- **DO THIS**: Write out each line of the listing as it stands, without the images.

- **SOURCE DATA**:
=-=-=
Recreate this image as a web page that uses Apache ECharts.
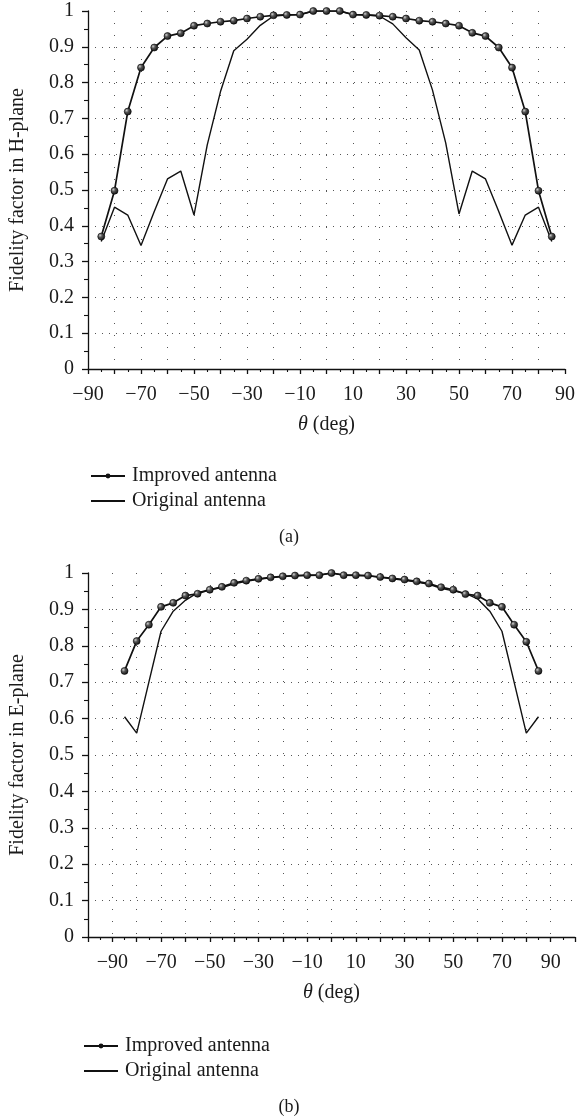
<!DOCTYPE html>
<html>
<head>
<meta charset="utf-8">
<script src="https://cdn.jsdelivr.net/npm/echarts@6/dist/echarts.min.js"></script>
<style>html,body{margin:0;padding:0;background:#fff;}#c{width:578px;height:1119px;}</style>
</head>
<body>
<div id="c"></div>
<script>
// ---- data ----
var angles = [-85,-80,-75,-70,-65,-60,-55,-50,-45,-40,-35,-30,-25,-20,-15,-10,-5,0,5,10,15,20,25,30,35,40,45,50,55,60,65,70,75,80,85];
var hImproved = [0.370,0.498,0.719,0.842,0.898,0.930,0.938,0.959,0.965,0.970,0.973,0.979,0.984,0.988,0.989,0.990,1.000,1.000,1.000,0.990,0.989,0.987,0.984,0.979,0.973,0.970,0.965,0.959,0.939,0.930,0.898,0.842,0.719,0.498,0.370];
var hOriginal = [0.356,0.452,0.430,0.345,0.440,0.531,0.553,0.430,0.626,0.775,0.889,0.921,0.960,0.986,0.989,0.990,1.000,1.000,1.000,0.990,0.989,0.986,0.964,0.925,0.891,0.779,0.631,0.433,0.553,0.531,0.440,0.346,0.430,0.452,0.356];
var eImproved = [0.731,0.813,0.858,0.907,0.918,0.938,0.943,0.954,0.962,0.973,0.979,0.984,0.988,0.991,0.993,0.994,0.994,1.000,0.994,0.994,0.993,0.989,0.985,0.982,0.977,0.971,0.961,0.954,0.942,0.938,0.918,0.907,0.858,0.811,0.731];
var eOriginal = [0.605,0.560,0.700,0.840,0.895,0.925,0.946,0.954,0.960,0.970,0.977,0.983,0.987,0.990,0.992,0.993,0.994,1.000,0.994,0.993,0.992,0.988,0.984,0.980,0.975,0.969,0.958,0.951,0.944,0.929,0.895,0.840,0.700,0.560,0.605];
var yTicks = [0,0.1,0.2,0.3,0.4,0.5,0.6,0.7,0.8,0.9,1];
var seriesNames = ['Improved antenna','Original antenna'];

function pairs(xs, ys){ return xs.map(function(x,i){ return [x, ys[i]]; }); }

var FONT = '"Liberation Serif", "DejaVu Serif", serif';
var FS = 20;
var TXT = '#1a1a1a';
var sphere = {type:'radial', x:0.35, y:0.35, r:0.75,
  colorStops:[{offset:0,color:'#cfcfcf'},{offset:0.35,color:'#555'},{offset:1,color:'#050505'}]};

function xAxisCfg(gi, min, max){
  return {
    type:'value', gridIndex:gi, min:min, max:max, interval:10,
    name:'{i|θ} (deg)', nameLocation:'middle', nameGap:46,
    nameTextStyle:{fontFamily:FONT, fontSize:FS, color:TXT, rich:{i:{fontStyle:'italic', fontFamily:FONT, fontSize:FS, color:TXT}}},
    axisLine:{onZero:false, lineStyle:{color:'#111', width:1.3}},
    axisTick:{show:true, length:5, lineStyle:{color:'#111', width:1.3}},
    minorTick:{show:true, splitNumber:2, length:3, lineStyle:{color:'#111', width:1.1}},
    axisLabel:{fontFamily:FONT, fontSize:FS, color:TXT, margin:16,
      formatter:function(v){ var k=Math.round(v/10); if (Math.abs(k)%2!==1) return ''; return String(v).replace('-', '\u2212'); }},
    splitLine:{show:true, showMinLine:false, showMaxLine:false, lineStyle:{color:'#555', width:1, type:[1,11]}}
  };
}
function yAxisCfg(gi, name){
  return {
    type:'value', gridIndex:gi, min:0, max:1, interval:0.1,
    name:name, nameLocation:'middle', nameGap:60,
    nameTextStyle:{fontFamily:FONT, fontSize:FS, color:TXT},
    axisLine:{show:true, onZero:false, lineStyle:{color:'#111', width:1.3}},
    axisTick:{show:true, length:6, lineStyle:{color:'#111', width:1.3}},
    minorTick:{show:true, splitNumber:2, length:4, lineStyle:{color:'#111', width:1.1}},
    axisLabel:{fontFamily:FONT, fontSize:FS, color:TXT, margin:14,
      formatter:function(v){ var t = yTicks.filter(function(a){return Math.abs(a-v)<1e-6;}); return t.length? String(+t[0].toFixed(1)) : ''; }},
    splitLine:{show:true, showMinLine:false, showMaxLine:false, lineStyle:{color:'#555', width:1, type:[1,6]}}
  };
}
function improved(gi, data){
  return {name:seriesNames[0], type:'line', xAxisIndex:gi, yAxisIndex:gi, data:data,
    symbol:'circle', symbolSize:7, showSymbol:true, z:3,
    lineStyle:{color:'#111', width:1.7},
    itemStyle:{color:sphere, borderColor:'#000', borderWidth:0.6}};
}
function original(gi, data){
  return {name:seriesNames[1], type:'line', xAxisIndex:gi, yAxisIndex:gi, data:data,
    symbol:'none', z:2, lineStyle:{color:'#111', width:1.4}, itemStyle:{color:'#111'}};
}
function legendCfg(top, left){
  return {orient:'vertical', top:top, left:left, itemWidth:34, itemHeight:6, itemGap:5,
    selectedMode:false,
    textStyle:{fontFamily:FONT, fontSize:FS, color:TXT, padding:[0,0,0,2]},
    data:[{name:seriesNames[0], itemStyle:{color:'#111', borderWidth:0}},
          {name:seriesNames[1], itemStyle:{opacity:0}}]};
}

var chart = echarts.init(document.getElementById('c'), null, {renderer:'canvas'});
chart.setOption({
  animation:false,
  backgroundColor:'#fff',
  title:[
    {text:'(a)', left:'center', top:523, textStyle:{fontFamily:FONT, fontSize:18, fontWeight:'normal', color:TXT}},
    {text:'(b)', left:'center', top:1093, textStyle:{fontFamily:FONT, fontSize:18, fontWeight:'normal', color:TXT}}
  ],
  legend:[legendCfg(461, 85), legendCfg(1031, 78)],
  grid:[
    {left:81, top:11, width:485, height:358, containLabel:false},
    {left:83, top:573, width:492, height:364, containLabel:false}
  ],
  xAxis:[xAxisCfg(0,-90,90), xAxisCfg(1,-100,100)],
  yAxis:[yAxisCfg(0,'Fidelity factor in H-plane'), yAxisCfg(1,'Fidelity factor in E-plane')],
  series:[
    improved(0, pairs(angles,hImproved)), original(0, pairs(angles,hOriginal)),
    improved(1, pairs(angles,eImproved)), original(1, pairs(angles,eOriginal))
  ]
});
</script>
</body>
</html>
=-=-=
- **SOLUTION TO THIS EXERCISE**:
Recreate this image as a web page that uses Apache ECharts.
<!DOCTYPE html>
<html>
<head>
<meta charset="utf-8">
<script src="https://cdn.jsdelivr.net/npm/echarts@6/dist/echarts.min.js"></script>
<style>html,body{margin:0;padding:0;background:#fff;}#c{width:578px;height:1119px;}</style>
</head>
<body>
<div id="c"></div>
<script>
// ---- data ----
var angles = [-85,-80,-75,-70,-65,-60,-55,-50,-45,-40,-35,-30,-25,-20,-15,-10,-5,0,5,10,15,20,25,30,35,40,45,50,55,60,65,70,75,80,85];
var hImproved = [0.370,0.498,0.719,0.842,0.898,0.930,0.938,0.959,0.965,0.970,0.973,0.979,0.984,0.988,0.989,0.990,1.000,1.000,1.000,0.990,0.989,0.987,0.984,0.979,0.973,0.970,0.965,0.959,0.939,0.930,0.898,0.842,0.719,0.498,0.370];
var hOriginal = [0.356,0.452,0.430,0.345,0.440,0.531,0.553,0.430,0.626,0.775,0.889,0.921,0.960,0.986,0.989,0.990,1.000,1.000,1.000,0.990,0.989,0.986,0.964,0.925,0.891,0.779,0.631,0.433,0.553,0.531,0.440,0.346,0.430,0.452,0.356];
var eImproved = [0.731,0.813,0.858,0.907,0.918,0.938,0.943,0.954,0.962,0.973,0.979,0.984,0.988,0.991,0.993,0.994,0.994,1.000,0.994,0.994,0.993,0.989,0.985,0.982,0.977,0.971,0.961,0.954,0.942,0.938,0.918,0.907,0.858,0.811,0.731];
var eOriginal = [0.605,0.560,0.700,0.840,0.895,0.925,0.946,0.954,0.960,0.970,0.977,0.983,0.987,0.990,0.992,0.993,0.994,1.000,0.994,0.993,0.992,0.988,0.984,0.980,0.975,0.969,0.958,0.951,0.944,0.929,0.895,0.840,0.700,0.560,0.605];
var yTicks = [0,0.1,0.2,0.3,0.4,0.5,0.6,0.7,0.8,0.9,1];
var seriesNames = ['Improved antenna','Original antenna'];

function pairs(xs, ys){ return xs.map(function(x,i){ return [x, ys[i]]; }); }

var FONT = '"Liberation Serif", "DejaVu Serif", serif';
var FS = 20;
var TXT = '#1a1a1a';
var sphere = {type:'radial', x:0.35, y:0.35, r:0.75,
  colorStops:[{offset:0,color:'#cfcfcf'},{offset:0.35,color:'#555'},{offset:1,color:'#050505'}]};

function xAxisCfg(gi, min, max){
  return {
    type:'value', gridIndex:gi, min:min, max:max, interval:10,
    name:'{i|θ} (deg)', nameLocation:'middle', nameGap:46,
    nameTextStyle:{fontFamily:FONT, fontSize:FS, color:TXT, rich:{i:{fontStyle:'italic', fontFamily:FONT, fontSize:FS, color:TXT}}},
    axisLine:{onZero:false, lineStyle:{color:'#111', width:1.3}},
    axisTick:{show:true, length:5, lineStyle:{color:'#111', width:1.3}},
    minorTick:{show:true, splitNumber:2, length:3, lineStyle:{color:'#111', width:1.1}},
    axisLabel:{fontFamily:FONT, fontSize:FS, color:TXT, margin:16,
      formatter:function(v){ var k=Math.round(v/10); if (Math.abs(k)%2!==1) return ''; return String(v).replace('-', '\u2212'); }},
    splitLine:{show:true, showMinLine:false, showMaxLine:false, lineStyle:{color:'#555', width:1, type:[1,11]}}
  };
}
function yAxisCfg(gi, name){
  return {
    type:'value', gridIndex:gi, min:0, max:1, interval:0.1,
    name:name, nameLocation:'middle', nameGap:60,
    nameTextStyle:{fontFamily:FONT, fontSize:FS, color:TXT},
    axisLine:{show:true, onZero:false, lineStyle:{color:'#111', width:1.3}},
    axisTick:{show:true, length:6, lineStyle:{color:'#111', width:1.3}},
    minorTick:{show:true, splitNumber:2, length:4, lineStyle:{color:'#111', width:1.1}},
    axisLabel:{fontFamily:FONT, fontSize:FS, color:TXT, margin:14,
      formatter:function(v){ var t = yTicks.filter(function(a){return Math.abs(a-v)<1e-6;}); return t.length? String(+t[0].toFixed(1)) : ''; }},
    splitLine:{show:true, showMinLine:false, showMaxLine:false, lineStyle:{color:'#555', width:1, type:[1,6]}}
  };
}
function improved(gi, data){
  return {name:seriesNames[0], type:'line', xAxisIndex:gi, yAxisIndex:gi, data:data,
    symbol:'circle', symbolSize:7, showSymbol:true, z:3,
    lineStyle:{color:'#111', width:1.7},
    itemStyle:{color:sphere, borderColor:'#000', borderWidth:0.6}};
}
function original(gi, data){
  return {name:seriesNames[1], type:'line', xAxisIndex:gi, yAxisIndex:gi, data:data,
    symbol:'none', z:2, lineStyle:{color:'#111', width:1.4}, itemStyle:{color:'#111'}};
}
function legendCfg(top, left){
  return {orient:'vertical', top:top, left:left, itemWidth:34, itemHeight:6, itemGap:5,
    selectedMode:false,
    textStyle:{fontFamily:FONT, fontSize:FS, color:TXT, padding:[0,0,0,2]},
    data:[{name:seriesNames[0], itemStyle:{color:'#111', borderWidth:0}},
          {name:seriesNames[1], itemStyle:{opacity:0}}]};
}

var chart = echarts.init(document.getElementById('c'), null, {renderer:'canvas'});
chart.setOption({
  animation:false,
  backgroundColor:'#fff',
  title:[
    {text:'(a)', left:'center', top:523, textStyle:{fontFamily:FONT, fontSize:18, fontWeight:'normal', color:TXT}},
    {text:'(b)', left:'center', top:1093, textStyle:{fontFamily:FONT, fontSize:18, fontWeight:'normal', color:TXT}}
  ],
  legend:[legendCfg(461, 85), legendCfg(1031, 78)],
  grid:[
    {left:81, top:11, width:485, height:358, containLabel:false},
    {left:83, top:573, width:492, height:364, containLabel:false}
  ],
  xAxis:[xAxisCfg(0,-90,90), xAxisCfg(1,-100,100)],
  yAxis:[yAxisCfg(0,'Fidelity factor in H-plane'), yAxisCfg(1,'Fidelity factor in E-plane')],
  series:[
    improved(0, pairs(angles,hImproved)), original(0, pairs(angles,hOriginal)),
    improved(1, pairs(angles,eImproved)), original(1, pairs(angles,eOriginal))
  ]
});
</script>
</body>
</html>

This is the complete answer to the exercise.